Background colour Black Blue Green White
% classified as blemished 71 79 80 71

This exercise could be used as an in-class tutorial.

  1. The data in the table are the number of embryogenic anthers of the plant species Datura innoxia produced when numbers of anthers were produced under several different conditions. There is one qualitative factor, storage under special conditions or storage under standard conditions, and one quantitative factor, the centrifuging force. In the data given below y is the number of plants which did produce anthers and n is the total number tested at each combination of storage and force.
Storage Centrifuging force
40 150 350
Standard y 55 52 57
n 102 99 108
Special y 55 50 50
n 76 81 90

Fit a logistic model to these data. Consider whether there is an interaction between storage and centrifuging force and whether the effect of force is linear on a logistic scale. Write a report on the analysis for the benefit of a biologist, explaining what the coefficients mean with the logit link.

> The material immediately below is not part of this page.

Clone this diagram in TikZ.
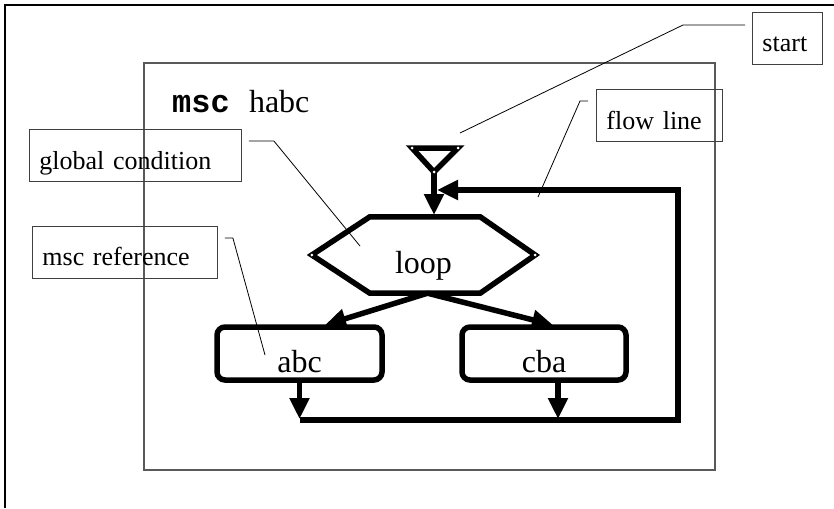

This exercise could be used as an in-class tutorial.

  1. Revisit the Beetle mortality data. Investigate the prediction intervals that arise through use of different link functions.

This exercise could be used as an in-class tutorial.

References

Chambers, John M., and Trevor J. Hastie. 1992. Statistical Models in s. Pacific Grove, California: Wadsworth.
McCullagh, P., and J. A. Nelder. 1989. Generalized Linear Models. Second. London: Chapman; Hall.